DG: Yeah, we can see how that might happen. You publish these images on Social Media with thought-provoking titles and nothing else. It feels like you’re inviting the viewer to respond. The greenish mass of the tree encountered on your evening walk in ‘Lurk’ seems to be breathing. How does walking at night affect the subjects that attract you?
I just love how everything takes on a different character at night. I generally take photographs of the same thing or particular place or detail as I’m interested in the wee changes in what I’m looking at and how I personally am looking at it and our connection.
‘Lurk’, Clare Archibald.
Night offers a lot of possibilities, both visually and in added layers of thinking, especially as a woman. I just take pictures on my phone and all I ever do is occasionally crop them so I like to see how the darkness, artificial light and me not knowing what I’m doing come together in different ways at different times.
DG: The way you give language to the landscape suggests a mingling of woman and natural object. How do you feel about the trend, in Nature writing and art, of humans trying to embody Nature? For example, whose experience is being expressed in ‘Unfade of Yearn’, in which we see trees growing precipitously, or the crimson, cracked puddle of ‘If We Heard The Bleeding’?

“Unfade of yearn,’ Clare Archibald.
I have a series of photos called ‘This is not embodiment’ and I’ve written about it in sections of my book where I write in very embodied ways so my feelings on it are complex I guess. Sometimes the titles that I give have nothing to do with the object/subject. I like the duality and the obliqueness of that. I think ‘who’ or ‘what’ is irrelevant. By using the same title, often in very different pictures, I’m exploring a specific idea or trying to capture a feeling.

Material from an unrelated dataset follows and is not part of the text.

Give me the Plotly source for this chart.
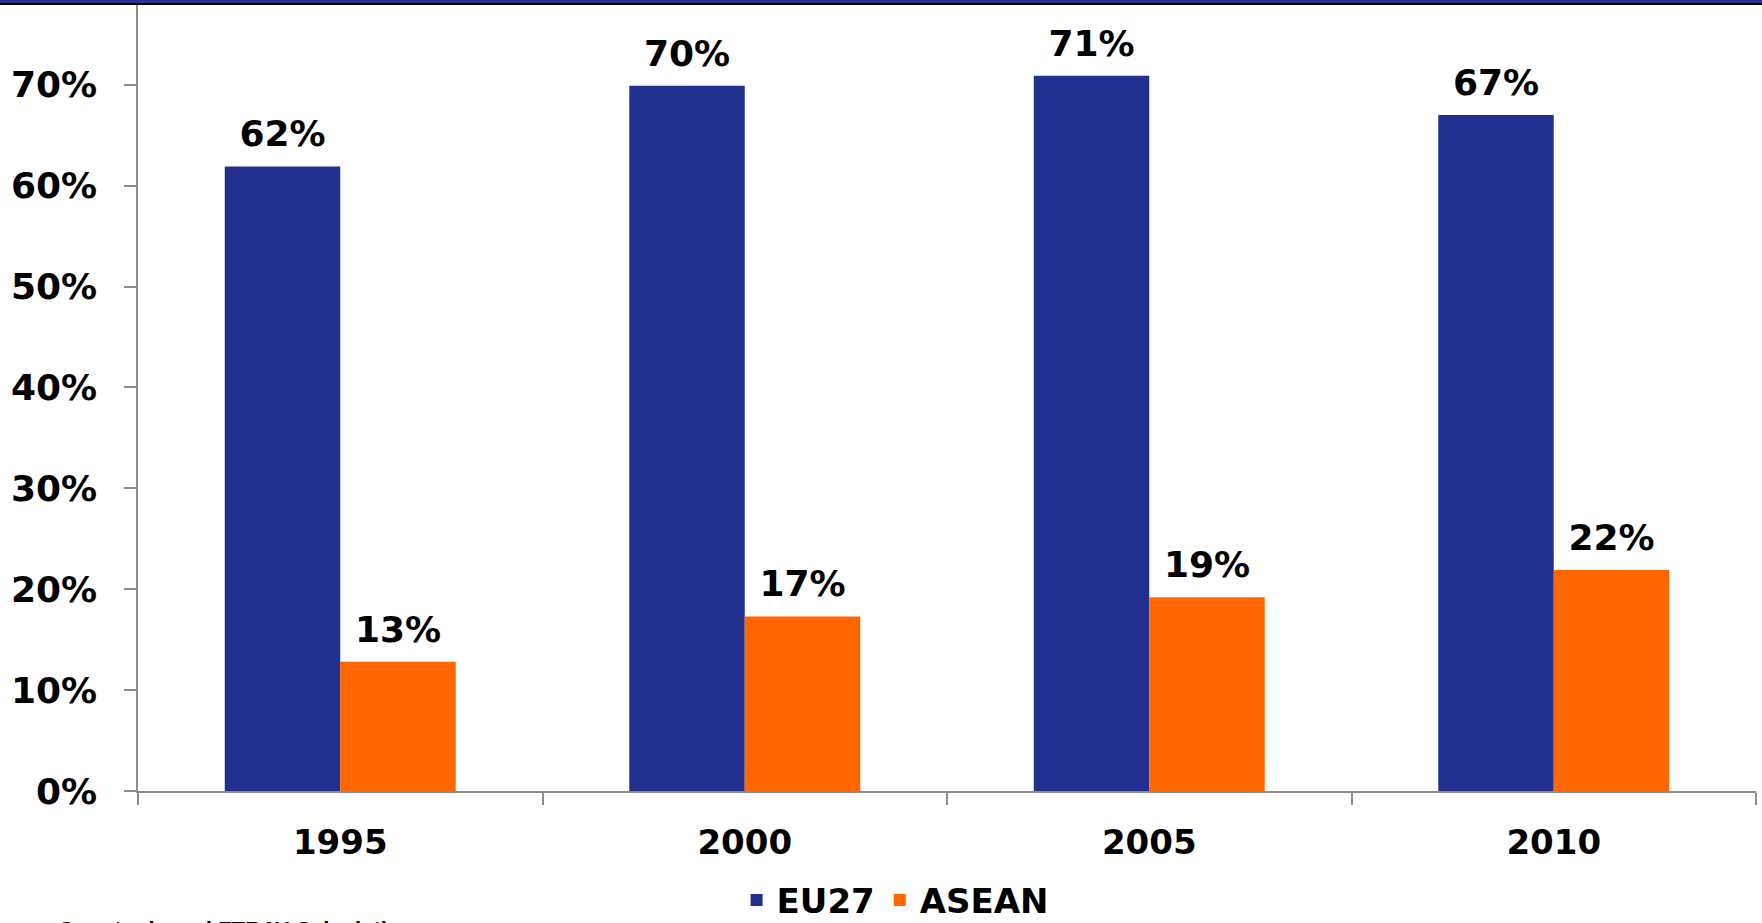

‘If we heard the bleeding”, Clare Archibald.
DG: In ‘Delve’, taken from your window, the sea and horizon appear to blend ethereally. The title suggests that humans might experience a similar communion with Nature. Has culture trained women to have a Romantic relationship with something called Nature, separated from the realities of rural living? Do you think women and men should resist this expectation?
We are conditioned to think hierarchically with humans as separate and superior, which I don’t think is the case. In order to continue to exist, that expectation has to be resisted, yes, because we are killing the planet that we are part of. I don’t agree with equating nature with rural or being prescriptive in the words we use to describe it. The Lone Women project is about offering opportunities to increase that connection by actively thinking or doing in relation to place and our relationship to it wherever we are.

‘Delve’, Clare Archibald.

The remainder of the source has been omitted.